Because Rogue One:  A Star Wars Story is terribly, terribly predictable.  And I do not mean in the jokey, “Spoiler Alert:  the Titanic Sinks” kind of way.  Blockbusters and popular films do not have to be bland and predictable.  I am not looking for The Usual Suspects or Se7en or Arrival, but almost everything that happens in this movie (and definitely the third act) is telegraphed minutes ahead of time, if not longer.  Perhaps because I was so bored with the first half-plus of the film, I started seeing the obvious beats that the story would hit, but that too would be a fault of the film (not keeping an audience immersed enough in its bland story).  Again, it boils down to laziness and risk-aversion.

And this is probably why the thematic material in Rogue One:  A Star Wars Story is lacking.  The spirit of rebellion that we all came to know and love throughout the first three films is oddly absent here.  It’s hard to portray a convincing rebellious spirit when you play everything so safe.  What could have been a rousing story about fighting for freedom against tyranny, or finding your way in a random and brutal galaxy is instead just a rote little tale about a troupe of one-dimensional fools that make strange choices to enact a conclusion that we already know.  It should not be surprising that adding together a bunch of poor stylistic elements and bad execution results in a nebulous, milquetoast theme.

Finally, it is time for my real Hot Take.  Though the final two minutes of the movie undoubtedly have the undergarments of the fanpersons absolutely sopping, the culmination of this film is one of the worst sequences in the history of the Star Wars.  Darth Vader boards the ship with the plans, turns on his red lightsaber, and wastes a bunch of poor rebels.  It is exactly as impressive as Obi-Wan and Qui-Gon Jinn offing battle droids without effort in The Phantom Menace, and somehow even less meaningful.  Why is it entertaining seeing Vader effortlessly crush a bunch of Red Shirts?   It is cinematic masturbation at its basest level.

Meanwhile, the rebels play hot-potato with the Death Star Plans, and one man is able to slide it through a slightly-ajar door.  Good thing Vader was too busy playing, “I’m a Badass” to simply steal the disc with The Force, or we wouldn’t have any Star Wars at all.

Once the plans are passed, the ship from the opening sequence of Episode IV detaches and hits lightspeed (no tractor beam?, okay).  On board, when someone asks a figure hooded in white what they have been given, CGI Leia turns around and says, “Hope” in an awkward, groan-inducing line reading.  The only way it could have been worse was if she said, “A New Hope” and winked at the camera.

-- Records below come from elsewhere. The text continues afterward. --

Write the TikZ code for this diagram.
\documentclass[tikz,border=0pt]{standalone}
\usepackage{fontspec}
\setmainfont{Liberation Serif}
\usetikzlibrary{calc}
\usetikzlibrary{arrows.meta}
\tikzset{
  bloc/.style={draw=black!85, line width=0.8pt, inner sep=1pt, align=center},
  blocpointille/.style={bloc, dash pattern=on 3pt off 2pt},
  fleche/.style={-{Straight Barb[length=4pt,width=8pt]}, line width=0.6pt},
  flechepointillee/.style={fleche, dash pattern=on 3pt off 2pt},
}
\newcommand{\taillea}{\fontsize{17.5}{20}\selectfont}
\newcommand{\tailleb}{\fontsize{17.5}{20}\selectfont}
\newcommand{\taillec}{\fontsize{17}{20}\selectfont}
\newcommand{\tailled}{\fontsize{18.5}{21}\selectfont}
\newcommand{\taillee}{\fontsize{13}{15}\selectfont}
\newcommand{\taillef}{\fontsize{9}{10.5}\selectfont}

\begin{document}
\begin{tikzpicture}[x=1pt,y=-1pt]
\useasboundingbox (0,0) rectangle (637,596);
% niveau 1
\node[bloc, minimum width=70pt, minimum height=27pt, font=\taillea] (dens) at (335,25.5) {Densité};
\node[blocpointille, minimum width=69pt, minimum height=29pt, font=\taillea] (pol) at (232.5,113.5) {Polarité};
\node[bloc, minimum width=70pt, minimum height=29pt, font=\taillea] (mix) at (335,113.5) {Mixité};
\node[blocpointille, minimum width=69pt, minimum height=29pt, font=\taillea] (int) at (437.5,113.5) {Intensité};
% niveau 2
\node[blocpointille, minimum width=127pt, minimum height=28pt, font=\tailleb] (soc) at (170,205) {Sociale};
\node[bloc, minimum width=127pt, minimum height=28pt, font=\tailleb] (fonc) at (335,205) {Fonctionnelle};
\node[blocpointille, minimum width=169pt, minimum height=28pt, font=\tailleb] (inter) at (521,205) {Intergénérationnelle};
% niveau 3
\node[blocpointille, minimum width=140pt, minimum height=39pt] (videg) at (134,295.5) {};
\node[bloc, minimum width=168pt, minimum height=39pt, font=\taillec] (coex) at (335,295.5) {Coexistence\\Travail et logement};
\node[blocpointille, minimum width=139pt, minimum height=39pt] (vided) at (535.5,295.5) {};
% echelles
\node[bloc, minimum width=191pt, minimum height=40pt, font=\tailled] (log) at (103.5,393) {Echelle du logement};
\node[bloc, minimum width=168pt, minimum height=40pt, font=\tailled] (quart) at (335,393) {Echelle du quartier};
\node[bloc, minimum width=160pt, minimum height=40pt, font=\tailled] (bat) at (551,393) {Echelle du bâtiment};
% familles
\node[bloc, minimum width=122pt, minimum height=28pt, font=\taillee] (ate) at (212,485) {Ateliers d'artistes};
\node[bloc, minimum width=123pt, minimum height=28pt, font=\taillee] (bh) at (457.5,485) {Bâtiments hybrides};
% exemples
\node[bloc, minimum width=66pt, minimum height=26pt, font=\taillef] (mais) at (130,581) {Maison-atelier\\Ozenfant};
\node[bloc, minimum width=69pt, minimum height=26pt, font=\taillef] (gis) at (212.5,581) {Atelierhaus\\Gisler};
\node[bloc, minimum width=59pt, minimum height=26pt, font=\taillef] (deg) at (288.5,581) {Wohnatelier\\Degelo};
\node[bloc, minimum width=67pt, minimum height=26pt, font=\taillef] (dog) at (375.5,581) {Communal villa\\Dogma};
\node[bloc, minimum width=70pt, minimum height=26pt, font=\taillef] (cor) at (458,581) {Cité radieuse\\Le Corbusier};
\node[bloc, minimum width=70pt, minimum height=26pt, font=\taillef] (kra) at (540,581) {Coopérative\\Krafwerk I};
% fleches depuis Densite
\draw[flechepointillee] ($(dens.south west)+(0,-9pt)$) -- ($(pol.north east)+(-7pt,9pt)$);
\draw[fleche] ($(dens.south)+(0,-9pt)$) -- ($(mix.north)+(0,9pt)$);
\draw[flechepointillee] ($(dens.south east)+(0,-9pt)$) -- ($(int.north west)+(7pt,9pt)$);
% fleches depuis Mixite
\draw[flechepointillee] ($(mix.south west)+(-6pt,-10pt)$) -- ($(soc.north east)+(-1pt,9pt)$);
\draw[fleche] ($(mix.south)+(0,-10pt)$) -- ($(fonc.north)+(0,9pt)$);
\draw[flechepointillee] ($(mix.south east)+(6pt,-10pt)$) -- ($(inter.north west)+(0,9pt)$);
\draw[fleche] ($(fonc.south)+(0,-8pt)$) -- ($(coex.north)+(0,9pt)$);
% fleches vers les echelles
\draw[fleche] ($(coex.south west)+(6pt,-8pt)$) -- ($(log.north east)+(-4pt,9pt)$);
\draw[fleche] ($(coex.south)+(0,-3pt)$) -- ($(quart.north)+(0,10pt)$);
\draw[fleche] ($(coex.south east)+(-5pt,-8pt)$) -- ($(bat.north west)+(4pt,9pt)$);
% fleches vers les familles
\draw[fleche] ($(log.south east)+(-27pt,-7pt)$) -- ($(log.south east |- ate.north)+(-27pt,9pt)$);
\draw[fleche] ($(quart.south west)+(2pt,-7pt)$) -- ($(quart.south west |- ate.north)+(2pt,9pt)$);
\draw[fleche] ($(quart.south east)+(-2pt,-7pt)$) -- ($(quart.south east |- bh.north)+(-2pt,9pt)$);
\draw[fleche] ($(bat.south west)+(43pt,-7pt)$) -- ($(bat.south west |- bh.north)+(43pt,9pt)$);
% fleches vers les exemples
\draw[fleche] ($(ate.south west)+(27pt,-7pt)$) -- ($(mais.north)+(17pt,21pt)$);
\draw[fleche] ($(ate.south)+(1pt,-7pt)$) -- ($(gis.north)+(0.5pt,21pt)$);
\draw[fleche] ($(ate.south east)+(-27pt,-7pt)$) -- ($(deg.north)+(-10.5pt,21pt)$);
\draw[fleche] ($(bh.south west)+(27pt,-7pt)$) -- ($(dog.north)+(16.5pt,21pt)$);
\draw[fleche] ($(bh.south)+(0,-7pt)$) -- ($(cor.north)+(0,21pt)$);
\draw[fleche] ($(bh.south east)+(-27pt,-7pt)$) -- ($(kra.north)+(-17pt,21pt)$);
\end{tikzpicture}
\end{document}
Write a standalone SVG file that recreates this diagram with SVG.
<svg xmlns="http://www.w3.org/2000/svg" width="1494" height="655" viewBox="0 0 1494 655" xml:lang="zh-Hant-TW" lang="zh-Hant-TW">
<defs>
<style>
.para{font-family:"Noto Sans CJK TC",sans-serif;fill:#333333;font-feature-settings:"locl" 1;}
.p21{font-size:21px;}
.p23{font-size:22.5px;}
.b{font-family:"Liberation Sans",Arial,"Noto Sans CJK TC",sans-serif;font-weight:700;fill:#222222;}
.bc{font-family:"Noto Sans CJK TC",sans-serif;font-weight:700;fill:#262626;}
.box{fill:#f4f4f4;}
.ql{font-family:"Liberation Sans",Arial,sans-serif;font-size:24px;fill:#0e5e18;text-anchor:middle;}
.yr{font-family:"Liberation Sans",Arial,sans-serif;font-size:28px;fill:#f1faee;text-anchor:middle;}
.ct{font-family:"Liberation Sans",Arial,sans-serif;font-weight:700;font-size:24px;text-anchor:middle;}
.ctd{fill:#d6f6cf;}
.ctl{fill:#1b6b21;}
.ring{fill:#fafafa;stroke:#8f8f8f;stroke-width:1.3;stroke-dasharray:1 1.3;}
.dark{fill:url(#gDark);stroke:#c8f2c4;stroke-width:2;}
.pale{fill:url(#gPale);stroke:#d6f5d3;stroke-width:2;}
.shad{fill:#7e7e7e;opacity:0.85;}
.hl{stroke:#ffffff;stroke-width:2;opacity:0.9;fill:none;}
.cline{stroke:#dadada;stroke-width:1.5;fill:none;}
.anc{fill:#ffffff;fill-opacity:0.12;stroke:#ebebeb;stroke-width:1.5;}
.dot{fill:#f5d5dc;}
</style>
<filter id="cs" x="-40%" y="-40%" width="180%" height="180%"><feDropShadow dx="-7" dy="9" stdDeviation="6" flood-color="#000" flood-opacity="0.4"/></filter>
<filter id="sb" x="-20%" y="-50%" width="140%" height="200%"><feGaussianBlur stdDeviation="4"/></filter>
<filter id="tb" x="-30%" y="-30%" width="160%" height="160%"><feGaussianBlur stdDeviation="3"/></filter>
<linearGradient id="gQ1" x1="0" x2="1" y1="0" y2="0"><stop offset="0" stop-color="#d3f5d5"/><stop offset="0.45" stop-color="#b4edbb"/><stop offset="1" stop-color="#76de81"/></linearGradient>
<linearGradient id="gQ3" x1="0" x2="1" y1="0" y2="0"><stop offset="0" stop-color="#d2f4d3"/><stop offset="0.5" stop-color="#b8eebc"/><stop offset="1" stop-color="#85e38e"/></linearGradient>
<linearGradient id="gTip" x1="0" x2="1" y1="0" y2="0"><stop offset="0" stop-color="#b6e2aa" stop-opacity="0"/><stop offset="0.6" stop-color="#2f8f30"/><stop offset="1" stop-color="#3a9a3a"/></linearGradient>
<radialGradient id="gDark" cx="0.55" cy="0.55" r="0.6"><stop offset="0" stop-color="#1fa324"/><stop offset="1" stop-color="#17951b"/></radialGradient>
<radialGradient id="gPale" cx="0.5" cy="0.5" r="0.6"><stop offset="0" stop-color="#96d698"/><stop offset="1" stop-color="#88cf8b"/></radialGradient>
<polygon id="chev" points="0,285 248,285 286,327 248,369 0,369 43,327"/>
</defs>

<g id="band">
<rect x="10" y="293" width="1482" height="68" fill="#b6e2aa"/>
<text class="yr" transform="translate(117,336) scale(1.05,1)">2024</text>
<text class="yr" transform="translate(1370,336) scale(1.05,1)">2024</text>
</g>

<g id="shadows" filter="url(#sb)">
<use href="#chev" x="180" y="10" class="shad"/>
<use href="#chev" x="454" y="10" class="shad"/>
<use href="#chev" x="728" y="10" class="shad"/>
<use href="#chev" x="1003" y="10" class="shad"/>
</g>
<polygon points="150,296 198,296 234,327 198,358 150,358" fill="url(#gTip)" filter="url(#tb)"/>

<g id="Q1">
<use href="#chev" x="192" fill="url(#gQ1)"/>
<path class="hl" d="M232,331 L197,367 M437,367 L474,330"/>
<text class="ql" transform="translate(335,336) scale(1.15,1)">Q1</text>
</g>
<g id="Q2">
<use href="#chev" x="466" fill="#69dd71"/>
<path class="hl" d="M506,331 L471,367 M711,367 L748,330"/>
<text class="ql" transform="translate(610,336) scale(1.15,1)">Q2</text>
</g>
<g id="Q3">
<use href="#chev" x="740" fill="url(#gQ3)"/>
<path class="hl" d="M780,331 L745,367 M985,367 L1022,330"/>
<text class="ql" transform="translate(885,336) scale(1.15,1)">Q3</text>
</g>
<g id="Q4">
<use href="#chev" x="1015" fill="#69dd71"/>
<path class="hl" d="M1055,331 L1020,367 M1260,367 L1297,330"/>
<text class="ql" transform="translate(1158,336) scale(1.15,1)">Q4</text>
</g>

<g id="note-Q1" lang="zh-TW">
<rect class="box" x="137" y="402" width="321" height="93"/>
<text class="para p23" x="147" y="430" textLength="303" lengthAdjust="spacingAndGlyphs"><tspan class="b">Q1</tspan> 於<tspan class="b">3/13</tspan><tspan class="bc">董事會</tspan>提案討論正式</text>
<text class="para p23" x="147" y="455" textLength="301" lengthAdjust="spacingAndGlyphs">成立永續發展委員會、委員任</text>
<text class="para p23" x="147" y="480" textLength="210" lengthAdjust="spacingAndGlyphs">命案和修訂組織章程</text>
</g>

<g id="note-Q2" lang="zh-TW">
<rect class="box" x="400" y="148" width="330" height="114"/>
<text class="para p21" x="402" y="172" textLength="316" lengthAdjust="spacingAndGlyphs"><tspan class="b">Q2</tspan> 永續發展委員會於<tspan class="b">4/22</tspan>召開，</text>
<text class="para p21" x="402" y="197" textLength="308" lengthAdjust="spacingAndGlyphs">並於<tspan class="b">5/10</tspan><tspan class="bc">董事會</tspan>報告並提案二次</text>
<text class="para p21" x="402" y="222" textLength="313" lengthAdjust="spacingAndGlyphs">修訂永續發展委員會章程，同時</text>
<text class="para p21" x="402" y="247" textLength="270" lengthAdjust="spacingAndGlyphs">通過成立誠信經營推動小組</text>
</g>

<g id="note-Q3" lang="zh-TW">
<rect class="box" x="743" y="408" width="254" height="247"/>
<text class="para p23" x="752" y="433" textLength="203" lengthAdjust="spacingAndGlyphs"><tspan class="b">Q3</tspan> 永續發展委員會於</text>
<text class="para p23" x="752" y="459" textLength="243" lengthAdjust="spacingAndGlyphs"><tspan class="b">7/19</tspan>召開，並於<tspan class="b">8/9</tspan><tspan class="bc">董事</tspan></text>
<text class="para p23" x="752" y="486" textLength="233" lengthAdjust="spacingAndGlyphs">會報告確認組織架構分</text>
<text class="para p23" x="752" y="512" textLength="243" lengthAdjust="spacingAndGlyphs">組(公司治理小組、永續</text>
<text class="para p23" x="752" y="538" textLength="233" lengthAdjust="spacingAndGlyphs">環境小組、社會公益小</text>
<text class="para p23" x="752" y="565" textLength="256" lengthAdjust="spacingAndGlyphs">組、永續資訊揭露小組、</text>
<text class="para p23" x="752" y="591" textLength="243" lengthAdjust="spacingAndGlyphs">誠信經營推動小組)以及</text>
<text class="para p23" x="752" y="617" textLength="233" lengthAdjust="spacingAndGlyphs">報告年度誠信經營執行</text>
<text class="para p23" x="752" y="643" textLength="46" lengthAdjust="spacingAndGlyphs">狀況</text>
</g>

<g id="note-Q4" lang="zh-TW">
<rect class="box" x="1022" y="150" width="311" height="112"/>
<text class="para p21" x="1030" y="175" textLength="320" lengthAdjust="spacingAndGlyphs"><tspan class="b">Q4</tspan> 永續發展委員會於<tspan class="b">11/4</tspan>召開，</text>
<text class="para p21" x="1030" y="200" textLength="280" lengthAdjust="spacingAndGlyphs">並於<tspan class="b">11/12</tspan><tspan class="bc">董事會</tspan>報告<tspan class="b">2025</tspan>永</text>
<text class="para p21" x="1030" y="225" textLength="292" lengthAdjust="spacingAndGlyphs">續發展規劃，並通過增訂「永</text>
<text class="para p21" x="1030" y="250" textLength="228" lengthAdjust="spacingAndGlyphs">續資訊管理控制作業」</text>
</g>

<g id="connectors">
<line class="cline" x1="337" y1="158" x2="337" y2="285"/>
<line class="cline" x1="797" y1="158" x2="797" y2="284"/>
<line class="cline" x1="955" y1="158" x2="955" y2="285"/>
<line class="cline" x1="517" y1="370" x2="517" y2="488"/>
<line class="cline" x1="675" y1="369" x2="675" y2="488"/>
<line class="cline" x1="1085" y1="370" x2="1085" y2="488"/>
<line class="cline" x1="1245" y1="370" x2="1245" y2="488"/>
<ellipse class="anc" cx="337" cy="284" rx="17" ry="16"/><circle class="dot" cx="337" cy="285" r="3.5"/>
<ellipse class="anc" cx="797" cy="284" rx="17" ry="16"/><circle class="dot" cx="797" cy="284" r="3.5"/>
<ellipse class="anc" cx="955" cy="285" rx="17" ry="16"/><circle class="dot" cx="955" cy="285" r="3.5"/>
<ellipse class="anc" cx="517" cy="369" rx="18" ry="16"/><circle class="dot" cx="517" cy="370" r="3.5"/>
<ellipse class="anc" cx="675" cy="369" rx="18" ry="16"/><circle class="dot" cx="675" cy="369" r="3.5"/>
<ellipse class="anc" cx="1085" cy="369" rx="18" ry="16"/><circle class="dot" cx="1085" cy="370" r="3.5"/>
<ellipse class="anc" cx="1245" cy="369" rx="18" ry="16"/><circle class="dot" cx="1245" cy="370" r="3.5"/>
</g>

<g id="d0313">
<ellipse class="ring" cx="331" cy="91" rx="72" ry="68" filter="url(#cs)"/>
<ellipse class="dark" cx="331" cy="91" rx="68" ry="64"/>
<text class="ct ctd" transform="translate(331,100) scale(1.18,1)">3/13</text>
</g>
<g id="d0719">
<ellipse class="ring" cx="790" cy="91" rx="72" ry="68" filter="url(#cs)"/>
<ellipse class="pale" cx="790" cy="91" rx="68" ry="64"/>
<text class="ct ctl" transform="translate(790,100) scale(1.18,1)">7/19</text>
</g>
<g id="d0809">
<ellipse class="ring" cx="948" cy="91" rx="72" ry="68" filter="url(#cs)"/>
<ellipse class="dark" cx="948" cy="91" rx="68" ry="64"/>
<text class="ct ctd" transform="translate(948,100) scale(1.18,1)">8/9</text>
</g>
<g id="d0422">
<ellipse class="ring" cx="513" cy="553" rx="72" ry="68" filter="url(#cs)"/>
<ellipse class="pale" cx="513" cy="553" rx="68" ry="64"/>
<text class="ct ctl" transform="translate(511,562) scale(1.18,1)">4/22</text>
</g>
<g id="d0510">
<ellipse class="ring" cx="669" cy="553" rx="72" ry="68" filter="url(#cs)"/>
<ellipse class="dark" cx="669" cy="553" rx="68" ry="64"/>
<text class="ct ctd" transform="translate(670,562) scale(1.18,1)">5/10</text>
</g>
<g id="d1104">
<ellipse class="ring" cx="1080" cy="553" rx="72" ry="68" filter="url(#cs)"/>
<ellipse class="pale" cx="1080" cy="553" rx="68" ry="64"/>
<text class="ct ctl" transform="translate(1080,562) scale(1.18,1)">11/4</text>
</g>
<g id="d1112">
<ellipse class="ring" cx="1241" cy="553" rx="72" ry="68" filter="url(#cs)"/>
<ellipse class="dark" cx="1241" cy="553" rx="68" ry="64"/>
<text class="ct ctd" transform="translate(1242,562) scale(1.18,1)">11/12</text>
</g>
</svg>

For all the fanfare, Rogue One:  A Star Wars Story is a poor entry into the Star Wars Universe.  It lacks any innovation from a storytelling perspective, offers up bland and under-developed characters, and spends far too much time pandering to the audience for any real significant theme to come through.  It is an embarrassing mess of a film that sports an above-average third act. It even manages to fail on various technical levels.  For all of its faults, it can count itself as the best prequel in the Star Wars Universe.  Congratulations on not tripping over such a low bar.